Spotlight: Do You See a Fish? Maybe That's Not The Point Of Abstraction.

Helen Frankenthaler,  For E.M., 1981, Acrylic on canvas, 71 ¼ x 115 ¼ in. (181 x 292.7 cm), Helen Frankenthaler Foundation. © 2016 Helen Frankenthaler Foundation, Inc./ARSNY

Helen Frankenthaler, For E.M., 1981, Acrylic on canvas, 71 ¼ x 115 ¼ in. (181 x 292.7 cm), Helen Frankenthaler Foundation. © 2016 Helen Frankenthaler Foundation, Inc./ARSNY

In this work, American abstractionist Helen Frankenthaler takes on the art of the past. With For E.M., the artist pays homage to French 19th-century painter Édouard Manet, reinterpreting his Still Life With Carp (1864).

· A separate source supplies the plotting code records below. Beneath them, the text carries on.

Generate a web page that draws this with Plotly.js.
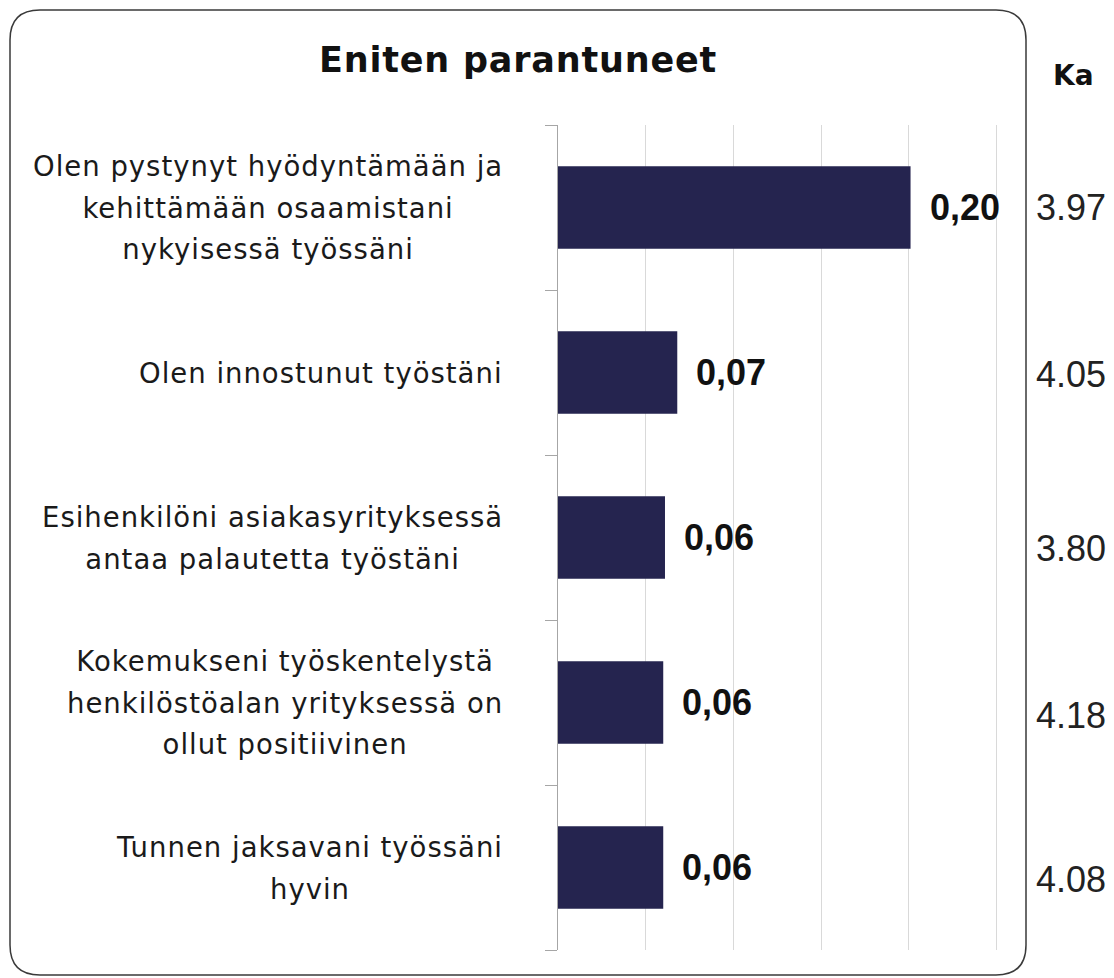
<!DOCTYPE html>
<html>
<head>
<meta charset="utf-8">
<script src="https://cdn.plot.ly/plotly-3.0.1.min.js"></script>
<style>
  html, body { margin: 0; padding: 0; background: #ffffff; }
  #chart { width: 1114px; height: 978px; }
</style>
</head>
<body>
<div id="chart"></div>
<script>
// ---- data ----
const categories = [
  "Olen pystynyt hyödyntämään ja<br>kehittämään osaamistani<br>nykyisessä työssäni",
  "Olen innostunut työstäni",
  "Esihenkilöni asiakasyrityksessä<br>antaa palautetta työstäni",
  "Kokemukseni työskentelystä<br>henkilöstöalan yrityksessä on<br>ollut positiivinen",
  "Tunnen jaksavani työssäni<br>hyvin"
];
const improvement = [0.201, 0.068, 0.061, 0.060, 0.060];
const kaValues = [3.97, 4.05, 3.80, 4.18, 4.08];
const titleText = "Eniten parantuneet";
const kaHeader = "Ka";

// ---- layout geometry (pixels) ----
const W = 1114, H = 978;
const M = { l: 558, r: 114, t: 125, b: 28 };
const plotW = W - M.l - M.r, plotH = H - M.t - M.b;
const px2x = px => (px - M.l) / plotW;
const py2y = py => 1 - (py - M.t) / plotH;

const FONT = "DejaVu Sans, Verdana, sans-serif";
const NUMFONT = "Liberation Sans, Arial, sans-serif";
const TXT = "#1a1a1a";
const BAR = "#25244f";

const annotations = [];

// category labels (centered lines, block right-aligned)
categories.forEach((c, i) => {
  const lines = c.split("<br>")
    .map(l => `<span style="font-size:27.5px;letter-spacing:1px">${l}</span>`).join("<br>");
  annotations.push({
    xref: "paper", yref: "y", x: px2x(505), y: i,
    xanchor: "right", yanchor: "middle", align: "center",
    text: lines, showarrow: false,
    font: { family: FONT, size: 32, color: TXT }
  });
});

// value labels
improvement.forEach((v, i) => {
  annotations.push({
    xref: "x", yref: "y", x: v, y: i,
    xanchor: "left", yanchor: "middle", xshift: 17,
    text: "<b>" + v.toFixed(2).replace(".", ",") + "</b>", showarrow: false,
    font: { family: NUMFONT, size: 36, color: "#111" }
  });
});

// Ka column
const kaShift = [0, -2, -11, -13, -12];
annotations.push({
  xref: "paper", yref: "paper", x: px2x(1073), y: py2y(75),
  xanchor: "center", yanchor: "middle",
  text: "<b>" + kaHeader + "</b>", showarrow: false,
  font: { family: FONT, size: 28, color: "#111" }
});
kaValues.forEach((v, i) => {
  annotations.push({
    xref: "paper", yref: "y", x: px2x(1071), y: i, yshift: kaShift[i],
    xanchor: "center", yanchor: "middle",
    text: v.toFixed(2), showarrow: false,
    font: { family: NUMFONT, size: 36, color: "#222" }
  });
});

// rounded border
const L = 10, T = 10, R = 1026, B = 975, r = 30;
const P = (x, y) => px2x(x) + "," + py2y(y);
const borderPath =
  "M" + P(L + r, T) + " L" + P(R - r, T) + " Q" + P(R, T) + " " + P(R, T + r) +
  " L" + P(R, B - r) + " Q" + P(R, B) + " " + P(R - r, B) +
  " L" + P(L + r, B) + " Q" + P(L, B) + " " + P(L, B - r) +
  " L" + P(L, T + r) + " Q" + P(L, T) + " " + P(L + r, T) + " Z";

const trace = {
  type: "bar",
  orientation: "h",
  x: improvement,
  y: categories.map((c, i) => i),
  marker: { color: BAR },
  width: 0.5,
  hoverinfo: "skip"
};

const layout = {
  width: W, height: H,
  margin: M,
  paper_bgcolor: "#ffffff",
  plot_bgcolor: "#ffffff",
  showlegend: false,
  title: {
    text: '<span style="letter-spacing:0.8px"><b>' + titleText + "</b></span>",
    x: 518 / W, xanchor: "center",
    y: 1 - 60 / H, yanchor: "middle",
    font: { family: FONT, size: 35, color: "#111" }
  },
  xaxis: {
    range: [0, 0.252],
    tick0: 0, dtick: 0.05,
    showticklabels: false,
    showgrid: true, gridcolor: "#d9d9d9", gridwidth: 1,
    zeroline: false, showline: false, ticks: ""
  },
  yaxis: {
    type: "linear",
    range: [4.5, -0.5],
    tickmode: "array",
    tickvals: [-0.5, 0.5, 1.5, 2.5, 3.5, 4.5],
    ticktext: ["", "", "", "", "", ""],
    ticks: "outside", ticklen: 12, tickcolor: "#a6a6a6", tickwidth: 1,
    showticklabels: false,
    showgrid: false, zeroline: false,
    showline: true, linecolor: "#a6a6a6", linewidth: 1
  },
  annotations: annotations,
  shapes: [{
    type: "path", xref: "paper", yref: "paper",
    path: borderPath,
    line: { color: "#3a3a3a", width: 1.5 },
    fillcolor: "rgba(0,0,0,0)",
    layer: "above"
  }]
};

Plotly.newPlot("chart", [trace], layout, { displayModeBar: false, staticPlot: true });
</script>
</body>
</html>
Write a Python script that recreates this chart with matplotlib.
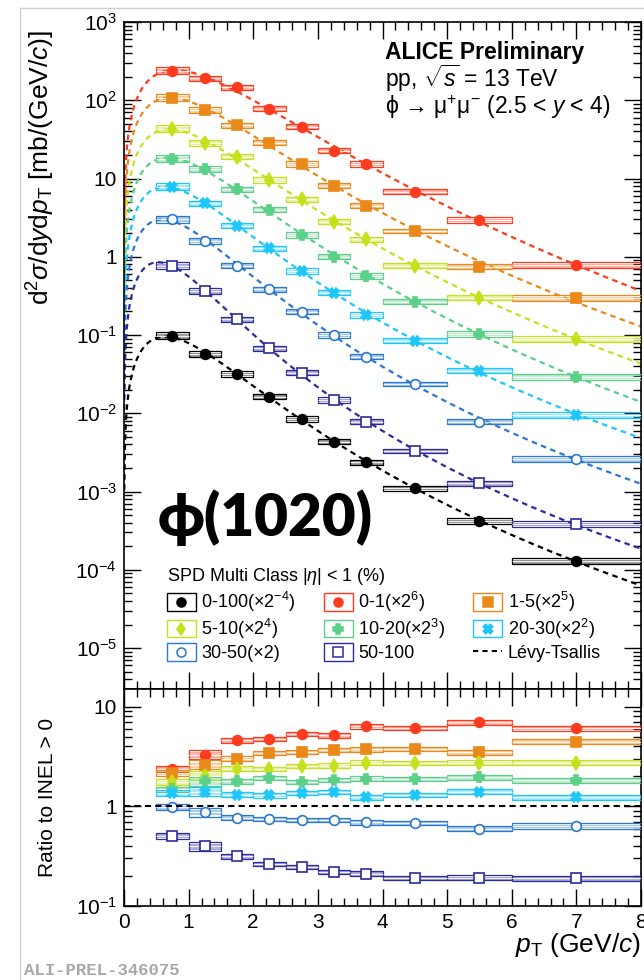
import numpy as np
import matplotlib
matplotlib.use("Agg")
import matplotlib.pyplot as plt
from matplotlib.patches import Rectangle
from matplotlib.lines import Line2D
from matplotlib.legend_handler import HandlerBase
from matplotlib.ticker import FixedLocator, LogLocator, MultipleLocator, NullFormatter, FuncFormatter

plt.rcParams["font.family"] = ["Liberation Sans", "DejaVu Sans"]
plt.rcParams["mathtext.fontset"] = "custom"
plt.rcParams["mathtext.rm"] = "Liberation Sans"
plt.rcParams["mathtext.it"] = "Liberation Sans:italic"
plt.rcParams["mathtext.bf"] = "Liberation Sans:bold"

# pT binning (GeV/c)
pt_edges = [0.5, 1.0, 1.5, 2.0, 2.5, 3.0, 3.5, 4.0, 5.0, 6.0, 8.0]

classes = ["0-100", "0-1", "1-5", "5-10", "10-20", "20-30", "30-50", "50-100"]
scale_labels = ["(×2$^{-4}$)", "(×2$^{6}$)", "(×2$^{5}$)", "(×2$^{4}$)",
                "(×2$^{3}$)", "(×2$^{2}$)", "(×2)", ""]
colors = ["#000000", "#ff3b1f", "#e8891a", "#c6e01e", "#5ccf88", "#1ec6fa", "#2a78d0", "#2b2b9c"]
markers = ["o", "o", "s", "d", "P", "X", "o", "s"]
filled = [True, True, True, True, True, True, False, False]

# d2sigma/dydpT (scaled as drawn), mb/(GeV/c)
spec_0_100 = [0.098, 0.057, 0.0318, 0.0163, 0.00845, 0.00433, 0.00236, 0.0011, 0.00042, 0.000129]
spec_0_1 = [237, 190, 146, 78, 46, 22.7, 15.3, 6.8, 2.95, 0.785]
spec_1_5 = [108, 75, 48, 28.7, 15.3, 8.1, 4.5, 2.13, 0.746, 0.294]
spec_5_10 = [43, 28.7, 19, 9.6, 5.4, 2.8, 1.67, 0.77, 0.30, 0.088]
spec_10_20 = [17.9, 13.2, 7.3, 4.0, 1.9, 1.0, 0.57, 0.267, 0.103, 0.0293]
spec_20_30 = [7.85, 4.8, 2.5, 1.28, 0.66, 0.347, 0.18, 0.085, 0.035, 0.0095]
spec_30_50 = [3.03, 1.6, 0.77, 0.384, 0.199, 0.1, 0.053, 0.0237, 0.0078, 0.00258]
spec_50_100 = [0.77, 0.365, 0.158, 0.0675, 0.033, 0.0148, 0.0078, 0.0033, 0.00127, 0.000385]
spectra = [spec_0_100, spec_0_1, spec_1_5, spec_5_10, spec_10_20, spec_20_30, spec_30_50, spec_50_100]

# ratio to INEL > 0 (unscaled)
ratio_0_1 = [2.38, 3.31, 4.6, 4.79, 5.37, 5.16, 6.41, 6.12, 6.97, 6.12]
ratio_1_5 = [2.17, 2.61, 3.0, 3.44, 3.52, 3.69, 3.74, 3.80, 3.49, 4.47]
ratio_5_10 = [1.75, 2.04, 2.40, 2.38, 2.53, 2.57, 2.73, 2.75, 2.73, 2.75]
ratio_10_20 = [1.48, 1.79, 1.79, 1.94, 1.75, 1.83, 1.89, 1.89, 1.96, 1.83]
ratio_20_30 = [1.36, 1.41, 1.31, 1.29, 1.36, 1.40, 1.23, 1.31, 1.41, 1.23]
ratio_30_50 = [0.985, 0.877, 0.77, 0.747, 0.736, 0.736, 0.69, 0.68, 0.598, 0.636]
ratio_50_100 = [0.505, 0.398, 0.316, 0.263, 0.247, 0.219, 0.211, 0.192, 0.192, 0.189]
ratios = [None, ratio_0_1, ratio_1_5, ratio_5_10, ratio_10_20, ratio_20_30, ratio_30_50, ratio_50_100]

# relative systematic uncertainties per bin
sys_spec = [0.11, 0.09, 0.08, 0.08, 0.08, 0.08, 0.08, 0.07, 0.08, 0.09]
sys_ratio = [0.07, 0.11, 0.06, 0.05, 0.05, 0.05, 0.06, 0.05, 0.06, 0.06]

PHI_MASS = 1.019


def levy(pt, n, T):
    mt = np.sqrt(pt ** 2 + PHI_MASS ** 2)
    return pt * (1 + (mt - PHI_MASS) / (n * T)) ** (-n)


def fit_levy(x, y):
    # small grid fit in log space, normalisation solved analytically
    T = np.linspace(0.08, 0.6, 131)[:, None, None]
    n = np.linspace(2.5, 40, 151)[None, :, None]
    ly = np.log(y)[None, None, :]
    ls = np.log(levy(x[None, None, :], n, T))
    lc = (ly - ls).mean(axis=2, keepdims=True)
    chi = ((ly - ls - lc) ** 2).sum(axis=2)
    i, j = np.unravel_index(np.argmin(chi), chi.shape)
    return np.exp(lc[i, j, 0]), n[0, j, 0], T[i, 0, 0]


def draw_points(ax, lo, hi, xc, vals, rel, color, marker, fill):
    for a, b, v, r in zip(lo, hi, vals, rel):
        ax.add_patch(Rectangle((a, v / (1 + r)), b - a, v * (1 + r) - v / (1 + r),
                               fill=False, ec=color, lw=0.9, zorder=3))
        ax.add_patch(Rectangle((a, v / (1 + r / 2)), b - a, v * (1 + r / 2) - v / (1 + r / 2),
                               fc=color, alpha=0.35, ec=color, lw=0.6, zorder=3))
        ax.hlines(v, a, b, color="white", lw=0.6, zorder=4)
    ax.plot(xc, vals, ls="none", marker=marker, ms=7, color=color,
            mfc=color if fill else "white", mec=color, mew=1.2, zorder=5)


class BoxMarkerHandler(HandlerBase):
    def create_artists(self, legend, orig, xd, yd, w, h, fontsize, trans):
        box = Rectangle((-xd, -yd), w, h, fill=False, ec=orig.get_color(), lw=1.0, transform=trans)
        mk = Line2D([-xd + w / 2], [-yd + h / 2], ls="none", marker=orig.get_marker(), ms=6.5,
                    mfc=orig.get_markerfacecolor(), mec=orig.get_markeredgecolor(),
                    mew=1.1, transform=trans)
        return [box, mk]


def main():
    lo = np.array(pt_edges[:-1])
    hi = np.array(pt_edges[1:])
    xc = (lo + hi) / 2

    fig = plt.figure(figsize=(6.44, 9.8), dpi=100)
    ax = fig.add_axes([124 / 644, 1 - 689 / 980, 517 / 644, 667 / 980])
    ax2 = fig.add_axes([124 / 644, 1 - 906 / 980, 517 / 644, 217 / 980], sharex=ax)

    pt_curve = np.linspace(0.004, 8.0, 600)
    handles = []
    for k in range(len(classes)):
        vals = np.array(spectra[k])
        c, n, T = fit_levy(xc, vals)
        ax.plot(pt_curve, c * levy(pt_curve, n, T), ls=(0, (2.5, 2.0)), lw=1.6,
                color=colors[k], zorder=2)
        draw_points(ax, lo, hi, xc, vals, sys_spec, colors[k], markers[k], filled[k])
        handles.append(Line2D([], [], color=colors[k], marker=markers[k],
                              mfc=colors[k] if filled[k] else "white", mec=colors[k]))
        if ratios[k] is not None:
            draw_points(ax2, lo, hi, xc, np.array(ratios[k]), sys_ratio, colors[k], markers[k], filled[k])

    ax2.axhline(1.0, color="black", ls=(0, (3, 2)), lw=1.5, zorder=6)

    # axes cosmetics (ROOT-like)
    for a in (ax, ax2):
        a.set_yscale("log")
        a.set_xlim(0, 8)
        a.xaxis.set_major_locator(MultipleLocator(1))
        a.xaxis.set_minor_locator(MultipleLocator(0.2))
        a.yaxis.set_minor_locator(LogLocator(base=10, subs=np.arange(2, 10), numticks=100))
        a.yaxis.set_minor_formatter(NullFormatter())
        a.tick_params(which="both", direction="in", top=True, right=True, width=1.0, labelsize=15)
        a.tick_params(which="major", length=12, pad=5)
        a.tick_params(which="minor", length=6)
        for s in a.spines.values():
            s.set_linewidth(1.2)

    def fmt(v, _):
        e = int(round(np.log10(v)))
        if e == 0:
            return "1"
        if e == 1:
            return "10"
        return "$10^{%d}$" % e

    ax.set_ylim(3.0e-6, 1e3)
    ax.yaxis.set_major_locator(FixedLocator(10.0 ** np.arange(-5, 4)))
    ax.yaxis.set_major_formatter(FuncFormatter(fmt))
    ax.tick_params(axis="x", labelbottom=False)

    ax2.set_ylim(0.1, 15.1)
    ax2.yaxis.set_major_locator(FixedLocator([0.1, 1, 10]))
    ax2.yaxis.set_major_formatter(FuncFormatter(fmt))

    ax.set_ylabel(r"d$^{2}\sigma$/d$y$d$p_{\mathrm{T}}$ [mb/(GeV/$c$)]", fontsize=19, loc="top")
    ax.yaxis.set_label_coords(-0.13, 0.988)
    ax2.set_ylabel("Ratio to INEL > 0", fontsize=15)
    ax2.yaxis.set_label_coords(-0.13, 0.5)
    ax2.set_xlabel(r"$p_{\mathrm{T}}$ (GeV/$c$)", fontsize=19, loc="right")
    ax2.xaxis.set_label_coords(1.0, -0.115)

    # header
    fig.text(385 / 644, 1 - 52 / 980, "ALICE Preliminary", fontsize=16.5, fontweight="bold", va="center")
    fig.text(385 / 644, 1 - 78 / 980, r"pp, $\sqrt{s}$ = 13 TeV", fontsize=16.5, va="center")
    fig.text(385 / 644, 1 - 107 / 980, "ϕ → μ$^{+}$μ$^{-}$ (2.5 < $y$ < 4)", fontsize=16.5, va="center")
    fig.text(158 / 644, 1 - 518 / 980, "ϕ(1020)", fontsize=42, fontweight="heavy",
             family=["Lato", "DejaVu Sans"], va="center")

    # legend, filled row by row
    lt = Line2D([], [], color="black", ls=(0, (2.5, 2.0)), lw=1.5)
    labels = [c + s for c, s in zip(classes, scale_labels)]
    order_h = handles + [lt]
    order_l = labels + ["Lévy-Tsallis"]
    ncol = 3
    idx = [r * ncol + c for c in range(ncol) for r in range(3)]
    hmap = {h: BoxMarkerHandler() for h in handles}
    ax.legend([order_h[i] for i in idx], [order_l[i] for i in idx], handler_map=hmap,
              ncol=ncol, loc="upper left", bbox_to_anchor=(167 / 644, 1 - 566 / 980),
              bbox_transform=fig.transFigure, frameon=False, fontsize=13,
              title=r"SPD Multi Class |$\eta$| < 1 (%)", title_fontsize=13, alignment="left",
              handlelength=1.6, handleheight=1.15, handletextpad=0.3, labelspacing=0.15,
              columnspacing=1.55, borderpad=0, borderaxespad=0)

    # page frame and figure id
    fig.add_artist(Line2D([20 / 644, 1], [1 - 8 / 980, 1 - 8 / 980], color="#d0d0d0", lw=1.0))
    fig.add_artist(Line2D([20 / 644, 20 / 644], [0, 1 - 8 / 980], color="#d0d0d0", lw=1.0))
    fig.text(24 / 644, 1 - 970 / 980, "ALI-PREL-346075", fontsize=12.5, fontweight="bold",
             family="Liberation Mono", color="#a8a8a8", va="center")

    fig.savefig("out.png", dpi=100)


if __name__ == "__main__":
    main()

While keeping close to Manet’s overall tonality and relational palette, she intensifies her predecessor’s inky blacks and materializes the appearance of light itself. Detail is intentionally sloughed off, giving deepened significance to passages of painterly incident. The sensation of “object-ness” is strongly evoked, but then becomes mere memory, lost in the scumbled, stained support of the canvas. In linking herself to Manet and pushing the explicit material conditions and flatness of his practice, Frankenthaler insists upon her own place within the art historical continuum.